What you need to do: Omit all images, then return the remaining material exactly as it stands.

** start Working data **

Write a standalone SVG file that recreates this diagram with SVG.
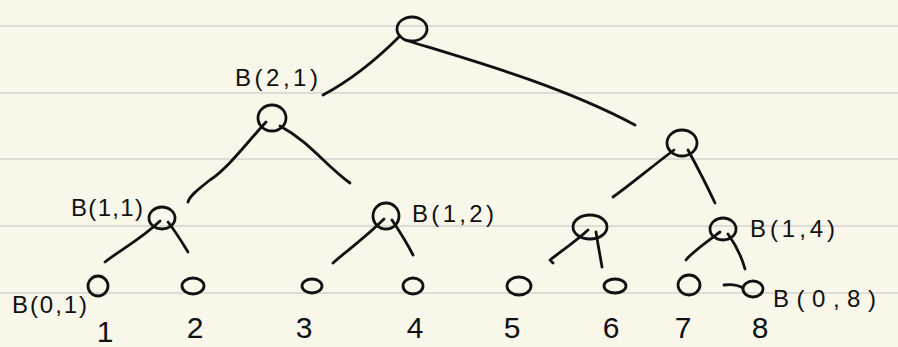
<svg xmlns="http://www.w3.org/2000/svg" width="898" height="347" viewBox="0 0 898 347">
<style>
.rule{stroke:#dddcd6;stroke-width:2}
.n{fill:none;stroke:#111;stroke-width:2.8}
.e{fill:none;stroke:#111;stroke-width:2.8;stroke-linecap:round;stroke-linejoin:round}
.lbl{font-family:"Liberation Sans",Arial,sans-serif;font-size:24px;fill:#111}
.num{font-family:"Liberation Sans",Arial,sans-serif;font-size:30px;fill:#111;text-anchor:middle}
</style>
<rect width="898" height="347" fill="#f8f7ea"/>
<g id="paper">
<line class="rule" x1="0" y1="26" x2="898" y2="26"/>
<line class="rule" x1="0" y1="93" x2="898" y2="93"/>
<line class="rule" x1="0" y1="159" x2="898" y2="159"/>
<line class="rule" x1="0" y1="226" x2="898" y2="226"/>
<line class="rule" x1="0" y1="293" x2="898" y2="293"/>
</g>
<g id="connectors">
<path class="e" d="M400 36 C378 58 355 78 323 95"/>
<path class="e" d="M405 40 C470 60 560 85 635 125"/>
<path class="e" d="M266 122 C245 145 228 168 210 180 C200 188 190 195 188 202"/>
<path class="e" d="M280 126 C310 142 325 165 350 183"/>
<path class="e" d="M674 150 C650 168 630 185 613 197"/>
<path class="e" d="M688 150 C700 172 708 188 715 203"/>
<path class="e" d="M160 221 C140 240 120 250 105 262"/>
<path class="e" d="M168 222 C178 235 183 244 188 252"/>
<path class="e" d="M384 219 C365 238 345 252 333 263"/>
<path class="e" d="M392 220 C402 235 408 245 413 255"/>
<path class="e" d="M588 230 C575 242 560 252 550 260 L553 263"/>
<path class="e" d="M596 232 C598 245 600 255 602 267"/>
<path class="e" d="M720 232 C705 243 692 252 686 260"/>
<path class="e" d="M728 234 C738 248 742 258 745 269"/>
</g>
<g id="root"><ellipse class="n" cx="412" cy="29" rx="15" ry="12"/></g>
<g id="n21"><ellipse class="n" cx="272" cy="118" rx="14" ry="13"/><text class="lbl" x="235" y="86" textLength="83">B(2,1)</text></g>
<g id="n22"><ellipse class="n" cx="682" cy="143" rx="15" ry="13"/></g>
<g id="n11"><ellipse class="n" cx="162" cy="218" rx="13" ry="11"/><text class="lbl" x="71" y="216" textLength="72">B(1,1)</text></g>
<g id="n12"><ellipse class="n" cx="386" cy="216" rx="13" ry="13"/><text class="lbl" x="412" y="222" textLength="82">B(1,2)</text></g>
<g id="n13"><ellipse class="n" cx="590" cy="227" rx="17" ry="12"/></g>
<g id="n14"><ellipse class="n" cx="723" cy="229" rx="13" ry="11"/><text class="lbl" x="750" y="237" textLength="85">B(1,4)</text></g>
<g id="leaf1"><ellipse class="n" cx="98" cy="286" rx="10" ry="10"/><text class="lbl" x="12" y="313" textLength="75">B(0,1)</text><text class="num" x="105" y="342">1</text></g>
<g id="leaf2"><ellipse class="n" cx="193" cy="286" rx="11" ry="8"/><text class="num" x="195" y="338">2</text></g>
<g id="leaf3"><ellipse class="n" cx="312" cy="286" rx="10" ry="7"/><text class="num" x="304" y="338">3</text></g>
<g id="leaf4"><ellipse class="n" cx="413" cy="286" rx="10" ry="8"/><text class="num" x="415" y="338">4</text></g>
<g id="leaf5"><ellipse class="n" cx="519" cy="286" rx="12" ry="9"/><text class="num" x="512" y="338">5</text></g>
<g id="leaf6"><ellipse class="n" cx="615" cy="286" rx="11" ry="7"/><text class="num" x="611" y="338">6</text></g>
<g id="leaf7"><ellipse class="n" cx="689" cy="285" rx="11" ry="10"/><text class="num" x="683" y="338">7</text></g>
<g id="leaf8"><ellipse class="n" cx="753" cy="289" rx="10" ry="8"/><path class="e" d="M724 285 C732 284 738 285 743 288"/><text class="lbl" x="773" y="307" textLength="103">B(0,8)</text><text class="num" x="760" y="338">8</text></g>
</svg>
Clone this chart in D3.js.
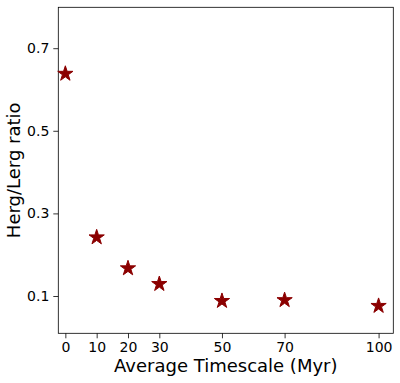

** end Working data **

Written response:
Write a standalone SVG file that recreates this diagram with SVG.
<svg xmlns="http://www.w3.org/2000/svg" width="898" height="347" viewBox="0 0 898 347">
<style>
.rule{stroke:#dddcd6;stroke-width:2}
.n{fill:none;stroke:#111;stroke-width:2.8}
.e{fill:none;stroke:#111;stroke-width:2.8;stroke-linecap:round;stroke-linejoin:round}
.lbl{font-family:"Liberation Sans",Arial,sans-serif;font-size:24px;fill:#111}
.num{font-family:"Liberation Sans",Arial,sans-serif;font-size:30px;fill:#111;text-anchor:middle}
</style>
<rect width="898" height="347" fill="#f8f7ea"/>
<g id="paper">
<line class="rule" x1="0" y1="26" x2="898" y2="26"/>
<line class="rule" x1="0" y1="93" x2="898" y2="93"/>
<line class="rule" x1="0" y1="159" x2="898" y2="159"/>
<line class="rule" x1="0" y1="226" x2="898" y2="226"/>
<line class="rule" x1="0" y1="293" x2="898" y2="293"/>
</g>
<g id="connectors">
<path class="e" d="M400 36 C378 58 355 78 323 95"/>
<path class="e" d="M405 40 C470 60 560 85 635 125"/>
<path class="e" d="M266 122 C245 145 228 168 210 180 C200 188 190 195 188 202"/>
<path class="e" d="M280 126 C310 142 325 165 350 183"/>
<path class="e" d="M674 150 C650 168 630 185 613 197"/>
<path class="e" d="M688 150 C700 172 708 188 715 203"/>
<path class="e" d="M160 221 C140 240 120 250 105 262"/>
<path class="e" d="M168 222 C178 235 183 244 188 252"/>
<path class="e" d="M384 219 C365 238 345 252 333 263"/>
<path class="e" d="M392 220 C402 235 408 245 413 255"/>
<path class="e" d="M588 230 C575 242 560 252 550 260 L553 263"/>
<path class="e" d="M596 232 C598 245 600 255 602 267"/>
<path class="e" d="M720 232 C705 243 692 252 686 260"/>
<path class="e" d="M728 234 C738 248 742 258 745 269"/>
</g>
<g id="root"><ellipse class="n" cx="412" cy="29" rx="15" ry="12"/></g>
<g id="n21"><ellipse class="n" cx="272" cy="118" rx="14" ry="13"/><text class="lbl" x="235" y="86" textLength="83">B(2,1)</text></g>
<g id="n22"><ellipse class="n" cx="682" cy="143" rx="15" ry="13"/></g>
<g id="n11"><ellipse class="n" cx="162" cy="218" rx="13" ry="11"/><text class="lbl" x="71" y="216" textLength="72">B(1,1)</text></g>
<g id="n12"><ellipse class="n" cx="386" cy="216" rx="13" ry="13"/><text class="lbl" x="412" y="222" textLength="82">B(1,2)</text></g>
<g id="n13"><ellipse class="n" cx="590" cy="227" rx="17" ry="12"/></g>
<g id="n14"><ellipse class="n" cx="723" cy="229" rx="13" ry="11"/><text class="lbl" x="750" y="237" textLength="85">B(1,4)</text></g>
<g id="leaf1"><ellipse class="n" cx="98" cy="286" rx="10" ry="10"/><text class="lbl" x="12" y="313" textLength="75">B(0,1)</text><text class="num" x="105" y="342">1</text></g>
<g id="leaf2"><ellipse class="n" cx="193" cy="286" rx="11" ry="8"/><text class="num" x="195" y="338">2</text></g>
<g id="leaf3"><ellipse class="n" cx="312" cy="286" rx="10" ry="7"/><text class="num" x="304" y="338">3</text></g>
<g id="leaf4"><ellipse class="n" cx="413" cy="286" rx="10" ry="8"/><text class="num" x="415" y="338">4</text></g>
<g id="leaf5"><ellipse class="n" cx="519" cy="286" rx="12" ry="9"/><text class="num" x="512" y="338">5</text></g>
<g id="leaf6"><ellipse class="n" cx="615" cy="286" rx="11" ry="7"/><text class="num" x="611" y="338">6</text></g>
<g id="leaf7"><ellipse class="n" cx="689" cy="285" rx="11" ry="10"/><text class="num" x="683" y="338">7</text></g>
<g id="leaf8"><ellipse class="n" cx="753" cy="289" rx="10" ry="8"/><path class="e" d="M724 285 C732 284 738 285 743 288"/><text class="lbl" x="773" y="307" textLength="103">B(0,8)</text><text class="num" x="760" y="338">8</text></g>
</svg>
Clone this chart in D3.js.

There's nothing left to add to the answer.